To Dream a Life

For the February 5, 2022, Concord Monitor – “My Turn”

you have chosen the hip shirt

with the star on it

for today

and you dream

you will

choose your

life

– Thomas C. Kent, Blue Lights and River Songs

I recently came upon this book I’d had in college in 1971 and was mesmerized by this short poem. It caused me to reflect upon what dreams have been lost since that time and which ones still lay silent in broken hearts, hearts that once yearned to choose a life.

I thought about the cry of our times, “Black Lives Matter,” and the resounding echo back, “All Lives Matter,” bouncing off deaf walls. Of course, all lives matter! Yet, many disenfranchised groups have had to fight for the right to matter, for inclusion in our founding ‘all men are created equal’ ideal — African Americans, Native Americans, many other ethnic groups, women, the LGBTQ community, the disabled, the poor, the homeless, the mentally ill.

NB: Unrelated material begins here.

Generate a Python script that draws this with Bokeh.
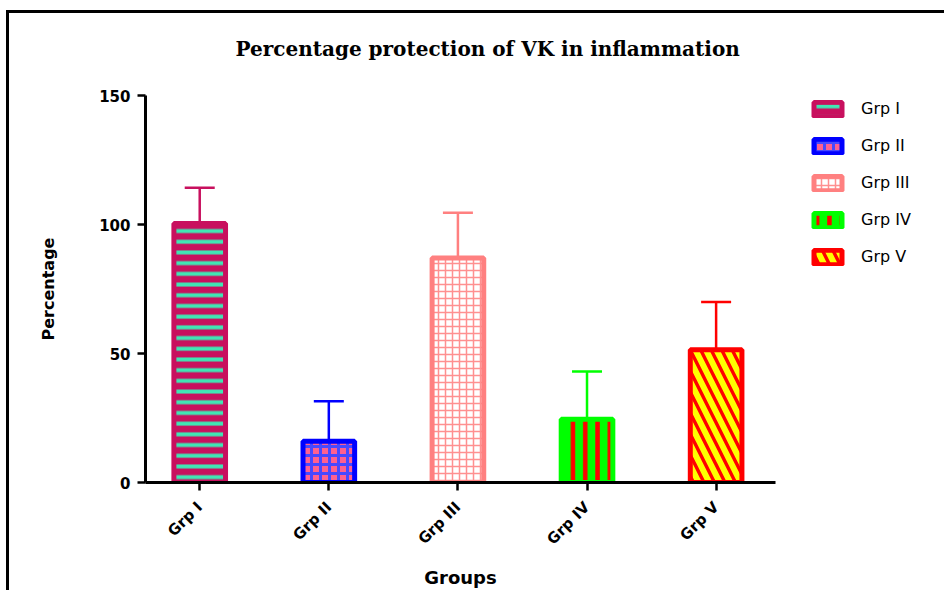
import math
from bokeh.plotting import figure
from bokeh.models import (ColumnDataSource, Whisker, TeeHead, FixedTicker, Legend, LegendItem, Range1d)
from bokeh.embed import file_html
from bokeh.resources import INLINE

groups = ["Grp I", "Grp II", "Grp III", "Grp IV", "Grp V"]
values = [100.4, 16.0, 87.0, 24.5, 51.5]
errors = [13.8, 15.5, 17.6, 18.5, 18.5]
y_ticks = [0, 50, 100, 150]

line_colors = ["#C8105E", "#0000FF", "#FF8080", "#00FF00", "#FF0000"]
fill_colors = ["#C8105E", "#FF6090", "#FFFFFF", "#00FF00", "#FF0000"]
hatch_colors = ["#40E6B4", "#4848FF", "#FF9090", "#FF0000", "#FFFF00"]
hatch_patterns = ["horizontal_line", "cross", "cross", "vertical_line", "left_diagonal_line"]
hatch_scales = [10.7, 9, 7, 12.3, 21]
hatch_weights = [4, 3, 1.5, 4.5, 6]

xs = list(range(1, len(groups) + 1))

p = figure(frame_width=630, frame_height=387, output_backend="svg", toolbar_location=None,
           x_range=Range1d(0.58, 5.46), y_range=Range1d(0, 150),
           min_border_left=145, min_border_top=95, min_border_bottom=107, min_border_right=153)
p.outline_line_color = None
p.xgrid.visible = False
p.ygrid.visible = False
p.border_fill_color = None
p.background_fill_color = "white"
p.styles = {
    "background": ("linear-gradient(black, black) 6px 10px / 100% 3px no-repeat, "
                   "linear-gradient(black, black) 6px 10px / 3px 100% no-repeat, white")
}

p.title.text = "Percentage protection of VK in inflammation"
p.title.text_font = "DejaVu Serif"
p.title.text_font_size = "20px"
p.title.text_font_style = "bold"
p.title.text_color = "black"
p.title.align = "left"
p.title.offset = 90
p.title.standoff = 69

items = []
for i, g in enumerate(groups):
    src = ColumnDataSource(dict(x=[xs[i]], top=[values[i]], upper=[values[i] + errors[i]]))
    w = Whisker(source=src, base="x", upper="upper", lower="top", dimension="height",
                line_color=line_colors[i], line_width=2.5,
                upper_head=TeeHead(size=30, line_color=line_colors[i], line_width=2.5),
                lower_head=None)
    p.add_layout(w)
    r = p.vbar(x="x", top="top", bottom=0, width=0.40, source=src,
               fill_color=fill_colors[i], line_color=line_colors[i], line_width=5,
               hatch_pattern=hatch_patterns[i], hatch_color=hatch_colors[i],
               hatch_scale=hatch_scales[i], hatch_weight=hatch_weights[i])
    items.append(LegendItem(label=g, renderers=[r]))

legend = Legend(items=items, location=(35, 216), margin=0, padding=0, spacing=18,
                glyph_width=35, glyph_height=18, label_standoff=16,
                label_text_font="DejaVu Sans", label_text_font_size="16px",
                label_text_color="black",
                border_line_color=None, background_fill_alpha=0)
p.add_layout(legend, "right")

for ax in (p.xaxis[0], p.yaxis[0]):
    ax.axis_line_width = 3
    ax.major_tick_line_width = 2.5
    ax.major_tick_out = 8
    ax.major_tick_in = 0
    ax.minor_tick_line_color = None
    ax.major_label_text_font = "DejaVu Sans"
    ax.major_label_text_font_style = "bold"
    ax.major_label_text_font_size = "15px"
    ax.major_label_text_color = "black"
    ax.axis_label_text_font = "DejaVu Sans"
    ax.axis_label_text_font_style = "bold"
    ax.axis_label_text_color = "black"

p.xaxis.ticker = FixedTicker(ticks=xs)
p.xaxis.major_label_overrides = {x: g for x, g in zip(xs, groups)}
p.xaxis.major_label_orientation = math.pi / 4
p.xaxis.major_label_standoff = 14
p.xaxis.axis_label = "Groups"
p.xaxis.axis_label_text_font_size = "18px"
p.xaxis.axis_label_standoff = 9

p.yaxis.ticker = FixedTicker(ticks=y_ticks)
p.yaxis.major_label_standoff = 7
p.yaxis.axis_label = "Percentage"
p.yaxis.axis_label_text_font_size = "16px"
p.yaxis.axis_label_standoff = 38

open("out.html", "w").write(file_html(p, INLINE))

Yes, how wonderful it would be if we could all stand side by side with our disenfranchised brothers and sisters and, together, proclaim, “All Lives Matter!” However, when we witness horrific injustice, even murder, of a fellow American, as we did in the killing of George Floyd, as well as the killing of all those who came before him and of the many others since, such a cry rings flat and feels like a not–so–subtle attempt to veil the historical legacy of discrimination and racism found in these United States where the ‘all men are created equal’ ideal neglected to specify that, in essence, the ‘all men’ referred only to aristocratic white males.

Truly, I wish we didn’t even need to say the words “Black Lives Matter.” But I’ve seen too much. Felt too much. Known too much to deny my part — yes, my part. I remember “white only” drinking fountains and bathrooms and not just in the deep south. I remember shacks clustered on the back dusty roads and heard of “colored towns” hidden deep in the woods.

In the city, I could see at the edge of town those segregated neighborhoods, especially at night when the oil lamps glowed, where white folks just didn’t go, “‘cause, you know, colored people live there.” I’m old enough to remember that, of course, I must be somehow better “‘cause yous is white.”

Sheltered in my privileged status, I could easily look away, get busy, deny, rationalize, anything but recognize and acknowledge my sisters’ and brothers’ disenfranchised isolation. Like so many of my status, by not giving voice to the uncomfortable truth, I helped to perpetuate the lie.

And such complacency, however innocent or unintended, continues to allow for the seed of racism to take hold, generation after generation. This seed begins with what I’ve imagined being the moment and it happens, mercilessly, in the hearts of children. Something happens and suddenly they know they’re different and that that difference isn’t good.

Sadly, in that moment, I can imagine that even the most sparkly star on their shirt could begin to dim. For our African American brothers and sisters, I can imagine it happening one Christmas sitting on Santa’s lap. “Why does Santa look different?” Or, perhaps in church. “Why does Jesus?” Or, perhaps, it wasn’t any specific event but just, one day, a sour, sinking, “it ain’t ever goin’ away” feeling that Black made them different, less than, and worst of all, it couldn’t be changed or gotten rid of.

When we deny any group of people the right to dream, to choose a life, something dies within them and, I believe, within us as well. This is actually a great blessing because this painful acknowledgment can only arise from an undeniable knowing that we’re all one family so what we do to the other we do to ourselves.

The good news is we can choose to reject the lie and follow the truth that we’re all truly equal in the eyes of our creator. This means that, perhaps, we of privilege must also give up the lie we’ve knowingly or unknowingly told ourselves: that our lives matter more than others.

Acknowledging our part in the propagation of racism and discrimination is not for the fainthearted. If we’re to avoid postures of either moral superiority on the one hand or overplayed humility on the other, we must be willing to follow the advice of Dr. Martin Luther King, Jr., and first look within ourselves. Yes, within.

We must search our own hearts, indeed conduct a fierce inventory, of where we’ve been blind but now are daring to see. Maybe then we’d be ready to approach our African American brothers and sisters and ask, “What can I do to ensure that the ‘moment’ never happens to another innocent child?” and then be willing to hear the answers.

And, if so, maybe, just maybe, we’d all come a bit closer to the day when all peoples may be free to dream a life . . . a life of their choosing.